The United States Constitution requires a census be done every ten years for the purpose of redistricting Congress, but every state and local government entity must also adjust their district lines as a result of population changes. Many people are interested how the redistricting process works at the local level for city and county offices. Redistricting for local government entities is simpler than redistricting for federal and state legislative offices, yet caution must be exercised when redistricting city and county offices. The following is a basic primer laying out the steps that are followed in the redistricting process for cities and counties to simplify the process and secure preclearance from the Justice Department.
Georgia is one of several southern states which are subject to Section 5 of the Voting Rights Act. This means that any new district maps must be submitted to the U.S. Department of Justice for preclearance and a higher level of scrutiny in order to prevent “retrogression” which is the reduction in voting strength of a language or racial group.
There are several fundamental steps which are followed by local officials when beginning the redistricting process. First, they get the 2010 Census block data for their city or county. Second, districts are analyzed in light of the Voting Rights Act requirements to protect minorities and not abridge the right to vote on the basis of race, color or language. Third, city or county officials designate a redistricting team to start drawing new districts and coordinate public participation. Finally, the local government entity must approve the redistricting maps and submit a preclearance application to the U.S. Department of Justice.
Redistricting is fundamentally a political process, and anyone with walking around sense will recognize that you can’t take politics completely out of a political process. With that said, for any government entity which does not want to end up in court defending their new redistricting plan they should make every effort to ensure the process is transparent and good records are kept. Citizen participation and comment is permitted and should be welcomed.
When starting the redistricting process the local officials will do some basic math. Census block information is divided by the number of districts in the city or county to determine what the average population should be for each district. Next, the average population is compared to the existing population in the current districts. The percentage difference between each district must be determined. The Equal Protection Clause of the 14th Amendment requires legislative districts to have substantially equal populations, but percentage deviations in population may exist between districts. The district deviation will probably be no more than 3% and justification for any deviation must identified for possible review.
Once the district population analysis is done, the next step is to examine the districts in light of the population mix based on racial and language composition. Special care must be taken not to pack or split up racial and language minorities located in geographically identifiable areas, but there are traditional redistricting principles which may be considered, such as, preserving the heart of the prior districts, protecting incumbents, compactness and contiguity of districts, and preserving communities of interest.

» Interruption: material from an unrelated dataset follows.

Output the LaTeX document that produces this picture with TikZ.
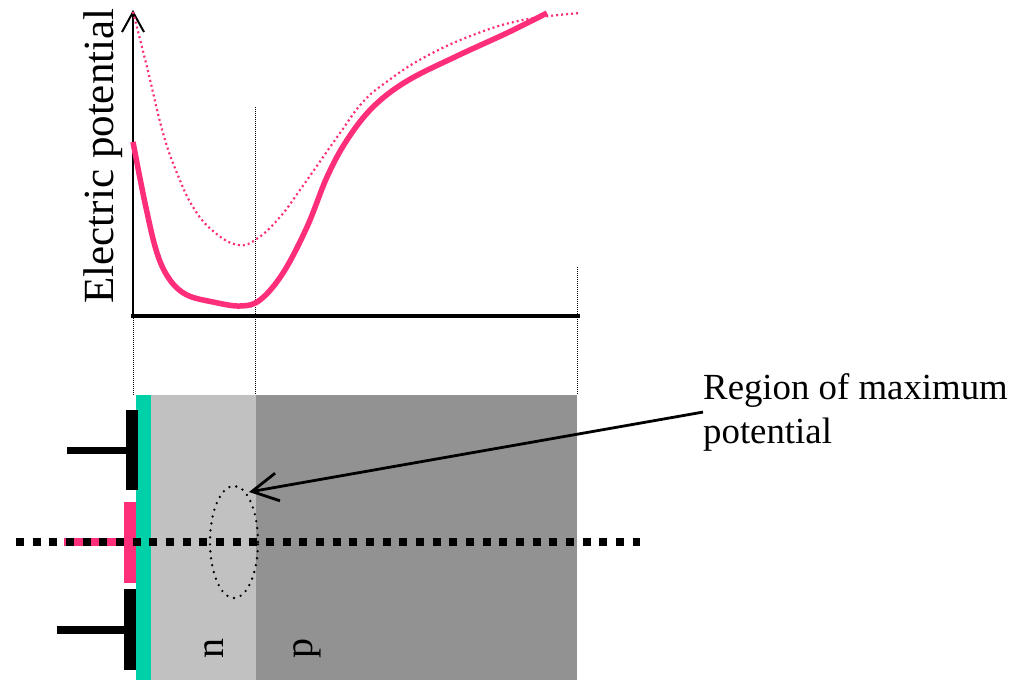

After the analysis of the districts is done it is time to begin the map drawing process. The local county or city attorney will play an important role in this phase of the process, and local governments will be able to utilize readily available commercial software to help expedite and simplify the map drawing process.
Public feedback and comments should be invited once the maps are complete. Local governments must give adequate notice of public hearings and other opportunities to comment on the draft maps. The proposed redistricting maps may be posted on websites with provision made to accept written comments, and public hearings should be advertised throughout the community to ensure fair notice is given throughout the county or municipality. Cities and counties should allow sufficient time to conduct a second round of public hearings if it is necessary to amend the original maps after receiving the initial round of public feedback.
Finally when the new redistricting maps have been analyzed and reviewed, they will be ready for formal approval by the governing body in a public forum. The approved maps will be sent to the U.S. Department of Justice following the preclearance submission guidelines contained in 28 C.F.R. Part 51. While preclearance is sought from the Justice Department, the election superintendant’s office can be preparing notices to affected voters that their polling location and local government districts have changed.
Notice, transparency and public access are the key elements of the redistricting process for your local government as they prepare new maps based on the 2010 census data. Unless your community has experienced significant population change since the last census, the redistricting process will occur with relatively little notice throughout the Georgia and the country.